But of course I do care who’s President. I care very much. The top sets the tone. I’m still “in it to win it.” It’s not over. Now we spend money on lawyers. tRump’s people recruited an army of them to monitor the count and to challenge mail-in ballots, which are widely anticipated to break decisively for Biden. Their meddling goes way beyond checking fraud, and everybody sees it. Now the good guys have to do the same.
tRump’s team will be bankrolled by Russian oligarchs and Saudi oil scions (Hello there, Mohammed Bone Saw – Remember me? It’s Donnie.) Mike Bloomberg, it’s your moment.
But let’s look away from the national prospect and briefly inspect our native habitat.

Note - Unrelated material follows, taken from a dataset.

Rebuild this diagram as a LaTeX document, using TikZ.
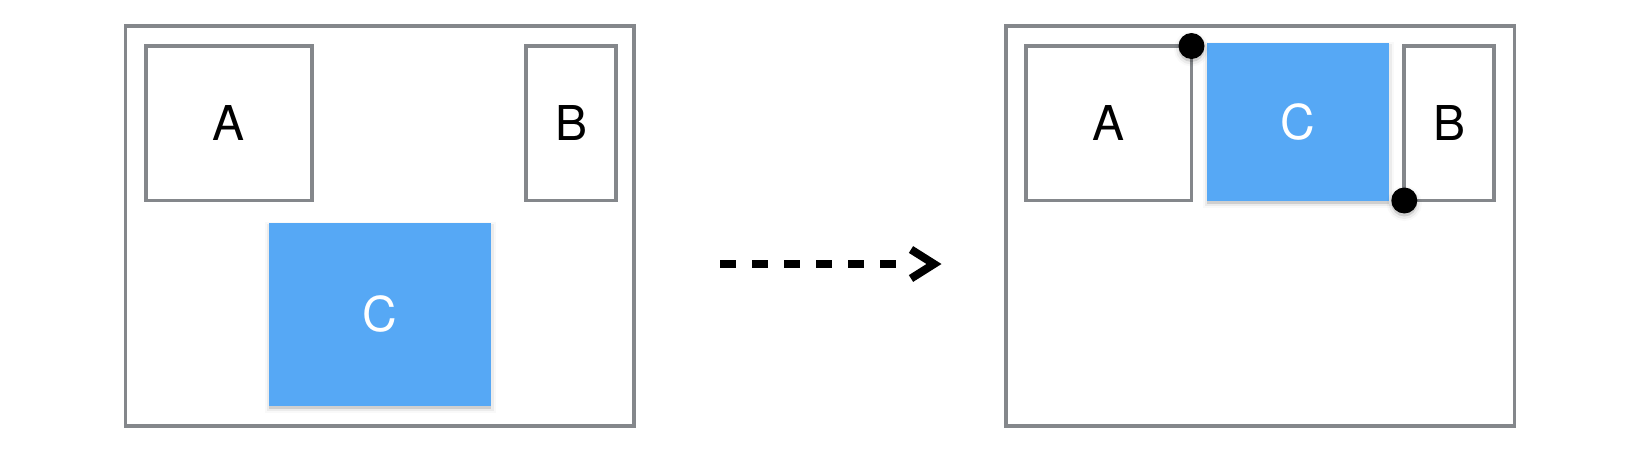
\documentclass[tikz,border=0pt]{standalone}
\usepackage{fontspec}
\setmainfont{TeX Gyre Heros}
\usetikzlibrary{shadows,calc}
\definecolor{framegray}{RGB}{132,135,139}
\definecolor{cblue}{RGB}{86,168,245}
\tikzset{
  softshadow/.style={
    general shadow={shadow yshift=-3pt,draw=black,line width=9pt,opacity=0.025},
    general shadow={shadow yshift=-3pt,draw=black,line width=5pt,opacity=0.05},
    general shadow={shadow yshift=-3pt,fill=black,opacity=0.12}},
  frame/.style={draw=framegray,line width=3.7pt,inner sep=0pt,outer sep=0pt,
    minimum width=508.5pt,minimum height=399.7pt},
  item/.style={draw=framegray,line width=3.7pt,inner sep=0pt,outer sep=0pt,
    font=\fontsize{48}{52}\selectfont,text=black,minimum height=154.5pt},
  movebox/.style={fill=cblue,inner sep=0pt,outer sep=0pt,
    font=\fontsize{48}{52}\selectfont,text=white,softshadow},
  pin/.style={circle,fill=black,minimum size=26pt,inner sep=0pt,outer sep=0pt,softshadow},
  dashline/.style={line width=8pt,dash pattern=on 16pt off 16pt},
  chevron/.style={line width=8pt,line join=miter,line cap=butt}
}
\begin{document}
\begin{tikzpicture}[x=1pt,y=-1pt]
\useasboundingbox (0,0) rectangle (1650,448);
% left panel
\node[frame] (F1) at (379.75,225.85) {};
\node[item,minimum width=166pt] (A1) at (229,123.25) {A};
\node[item,minimum width=90.3pt] (B1) at (571.15,123.25) {B};
\node[movebox,minimum width=222.3pt,minimum height=182.7pt] (C1) at (380.15,314.35) {C};
% right panel
\node[frame] (F2) at (1260.25,225.85) {};
\node[item,minimum width=165.5pt] (A2) at (1108.75,123.25) {A};
\node[item,minimum width=90pt] (B2) at (1449.3,123.25) {B};
\node[movebox,minimum width=182pt,minimum height=157.4pt] (C2) at (1298,122) {C};
\node[pin] (P1) at (A2.north east) {};
\node[pin] (P2) at (B2.south west) {};
% arrow
\coordinate (arrS) at (720,264);
\coordinate (arrE) at (942,264);
\draw[dashline] (arrS) -- ($(arrE)+(-46,0)$);
\draw[chevron] ($(arrE)+(-31,-14.5)$) -- ($(arrE)+(-8,0)$) -- ($(arrE)+(-31,14.5)$);
\end{tikzpicture}
\end{document}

For months, Vermont has lived with a mask mandate: you may not enter any public space without covering your nose and mouth, per Executive Order of our [Republican] Governor, Phil Scott. My own town of Norbury — home to a politically diverse community — has toed a delicate line. Members of our Selectboard have resisted grass-roots pushes for a town masking ordinance, reasoning that elevating the topic in formal deliberations would be needlessly divisive. This seemed lily-livered to me at first. But I’ve come around to to thinking, “How wise.” Most everyone you see is masked up in the stores, the P.O., sometimes even outdoors at the gas pumps when others are standing near. Many pick-ups have a cloth mask dangling from the rearview or even the gun rack — ready when needed.
Old timers know that when you expect the best from others you’ll generally get it.
Yesterday the masking rules for same-day, in-person voting were what you’d expect them to be: if you wanted to enter the big room at Town Hall where the booths were set up, you had to have a mask on. If you couldn’t bring yourself to mask up — for whatever reason — you could receive your ballot and close yourself into the little restroom off the foyer where you mark your ballot in secret, then hand it to the Town Clerk who would deposit it for you in the ballot box, and check you in and out.
We had one MAGA guy who resisted at first, but after a respectful, two-sentence exchange with the Clerk he agreed that, for the short time it was going to take him to vote, he could put on a mask. We had another fellow who complied willingly with the restroom protocol. Then this woman shows up. Word is she is new here. Bought Cady Jordan’s old house on Mogg Hill last summer.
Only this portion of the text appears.